The U.S. Food and Drug Administration announced Thursday that it is investigating certain powdered infant formula after four customer reports of children contracting serious infections.
In a news release, the FDA said infections stemming from the bacteria Cronobacter sakazakii and the strain Salmonella Newport have been linked to powdered infant formula produced in Abbott Nutrition’s Sturgis, Michigan facility.
The FDA’s investigation includes four infant illnesses in three states — Minnesota, Ohio and Texas — that possibly connect to these products and infections.
According to the administration, all four cases were hospitalized and one death might be connected to the Cronobacter sakazakii bacteria.
Consumers are advised to avoid certain powdered infant formula products that come from this location while the administration works with the U.S. Centers for Disease Control and Prevention as well as state and local partners to examine these reports.
The FDA says buyers should avoid Similac, Alimentum and EleCare formulas if it meets all of the following criteria:
- The first two digits of the code are 22 through 37.
- The code on the container contains K8, SH or Z2.
- The expiration date is 4-1-2022 (APR 2022) or later.
Parents can also type in the code on the bottom of the package at similacrecall.com to see if their product is impacted or call +1-800-986-8540.
The FDA advisory also clarified that liquid formula products or metabolic deficiency nutrition formula are not included in the warning.
“As this is a product used as the sole source of nutrition for many of our nation’s newborns and infants, the FDA is deeply concerned about these reports of bacterial infections,” Frank Yiannas, FDA deputy commissioner for food policy and response, said in the news release. “We want to reassure the public that we’re working diligently with our partners to investigate complaints related to these products, which we recognize include infant formula produced at this facility, while we work to resolve this safety concern as quickly as possible.”
According to the FDA, symptoms of Cronobacter bacteria include life-threatening infections like sepsis, meningitis, temperature changes and bowel damage.
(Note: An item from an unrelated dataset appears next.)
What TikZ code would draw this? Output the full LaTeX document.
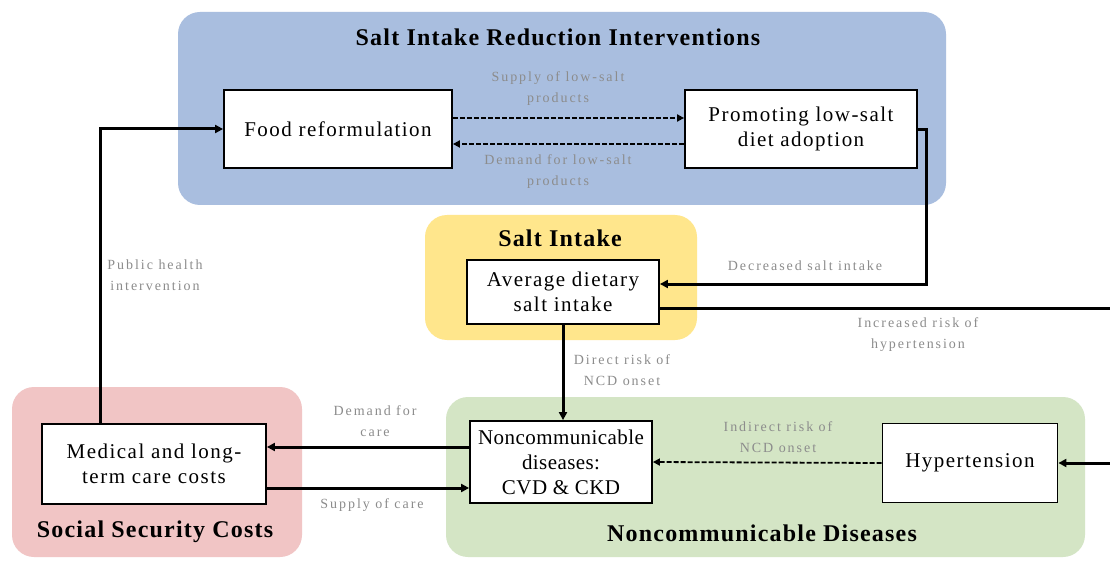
\documentclass[tikz,border=0pt]{standalone}
\usepackage{fontspec}
\setmainfont{Liberation Serif}
\newfontfamily\lblfont[LetterSpace=14]{Liberation Serif}
\newfontfamily\boxfont[LetterSpace=7]{Liberation Serif}
\newfontfamily\tightboxfont[LetterSpace=2]{Liberation Serif}
\newfontfamily\ttlfont[LetterSpace=5]{Liberation Serif}
\usetikzlibrary{arrows.meta}
\definecolor{blueR}{RGB}{169,190,223}
\definecolor{yellowR}{RGB}{255,230,140}
\definecolor{pinkR}{RGB}{241,197,197}
\definecolor{greenR}{RGB}{212,229,197}
\definecolor{lblgray}{RGB}{140,140,140}
\begin{document}
\begin{tikzpicture}[x=1pt,y=-1pt,
 region/.style={fill=#1, rounded corners=22pt, draw=none},
 box/.style={draw=black, line width=1.8pt, fill=white, align=center, font=\boxfont\fontsize{21}{25}\selectfont, inner sep=0pt},
 ttl/.style={font=\ttlfont\bfseries\fontsize{24}{28}\selectfont},
 lbl/.style={text=lblgray, align=center, font=\lblfont\fontsize{14}{21}\selectfont},
 conn/.style={line width=3pt, -{Triangle[length=8pt,width=8pt]}},
 dconn/.style={line width=1.8pt, dash pattern=on 5pt off 2pt, -{Triangle[length=7pt,width=7pt]}}
]
\clip (0,0) rectangle (1110,561);
\fill[white] (0,0) rectangle (1110,561);
% regions
\fill[region=blueR] (178,12) rectangle (946,205);
\fill[region=yellowR] (425,215) rectangle (697,340);
\fill[region=greenR] (446,397) rectangle (1085,557);
\fill[region=pinkR] (12,387) rectangle (302,557);
% titles
\node[ttl] (t1) at (558,37) {Salt Intake Reduction Interventions};
\node[ttl] (t2) at (560,238) {Salt Intake};
\node[ttl] (t3) at (762,533) {Noncommunicable Diseases};
\node[ttl] (t4) at (155,532) {Social Security Costs};
% boxes
\node[box, minimum width=228pt, minimum height=78pt] (food) at (338,129) {Food reformulation};
\node[box, minimum width=232pt, minimum height=78pt] (prom) at (801,129) {Promoting low-salt\\diet adoption};
\node[box, minimum width=192pt, minimum height=64pt] (avg) at (563,292) {Average dietary\\salt intake};
\node[box, minimum width=182pt, minimum height=82pt, font=\tightboxfont\fontsize{21}{25}\selectfont] (ncd) at (561,462) {Noncommunicable\\diseases:\\CVD \& CKD};
\node[box, minimum width=175pt, minimum height=79pt] (hyp) at (970,463) {Hypertension};
\node[box, minimum width=224pt, minimum height=80pt] (med) at (154,464) {Medical and long-\\term care costs};
% off-canvas route
\coordinate (offA) at (1130,308);
\coordinate (offB) at (1130,463);
% connectors
\draw[dconn] ([yshift=11pt]food.east) -- ([yshift=11pt]prom.west);
\draw[dconn] ([yshift=-15pt]prom.west) -- ([yshift=-15pt]food.east);
\draw[conn] ([yshift=-1pt]prom.east) -- ++(9,0) |- ([yshift=8pt]avg.east);
\draw[line width=3pt] ([yshift=-16pt]avg.east) -- (offA);
\draw[conn] (offB) -- (hyp.east);
\draw[conn] (avg.south) -- (avg.south |- ncd.north);
\draw[dconn] (hyp.west) -- (ncd.east);
\draw[conn] ([yshift=15pt]ncd.west) -- ([yshift=15pt]ncd.west -| med.east);
\draw[conn] ([yshift=-24pt]med.east) -- ([yshift=-24pt]med.east -| ncd.west);
\draw[conn] ([xshift=-54pt]med.north) |- (food.west);
% labels
\node[lbl] (l1) at (558,89) {Supply of low-salt\\products};
\node[lbl] (l2) at (558,172) {Demand for low-salt\\products};
\node[lbl] (l3) at (805,266) {Decreased salt intake};
\node[lbl] (l4) at (918,335) {Increased risk of\\hypertension};
\node[lbl] (l5) at (622,370) {Direct risk of\\NCD onset};
\node[lbl] (l6) at (778,437) {Indirect risk of\\NCD onset};
\node[lbl] (l7) at (375,421) {Demand for\\care};
\node[lbl] (l8) at (372,505) {Supply of care};
\node[lbl] (l9) at (155,275) {Public health\\intervention};
\end{tikzpicture}
\end{document}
Salmonella can also cause life-threatening conditions. Other symptoms include fever, abdominal cramps, aches, fever, diarrhea.
If parents or caregivers notice an infant has these symptoms or recently consumed these products, the FDA encourages them to contact a healthcare provider and receive medical care immediately.
In a statement, Abbott Nutrition issued a voluntary recall for the impacted products and said the company's testing showed no distributed product has tested positive for the presence of either bacteria.
“Additionally, retained samples related to the three complaints for Cronobacter sakazakii tested negative for Cronobacter sakazakii,” the statement said. “And the retained sample related to the complaint for Salmonella Newport tested negative for Salmonella Newport.”
In a statement to TODAY, a spokesperson said Abbott Nutrition values the trust of parents to provide safe food for their kids and that it will “do whatever it takes to keep that trust and resolve this situation.”
The FDA warning comes amidst a baby formula shortage. Major chains like CVS, Walmart and Target are currently battling supply issues.
Dr. Kate Lockwood, a pediatrician at Children’s Hospital of Philadelphia, previously spoke to TODAY about tips parents and caregivers can use to feed their children.
Lockwood shared that doctors can request special shipments for their patients who are in need of particular formulas. She also noted that doctors can suggest a regulated breast milk bank to use.
“Sometimes smaller mom and pop stores carry formula,” Lockwood said. “Think about places that might not have their shelves wiped out, like family-owned pharmacies and convenience stores.”
Both Lockwood and the FDA warned against making formula at home. The agency cautioned that making formula can cause “very serious health concerns” for a baby.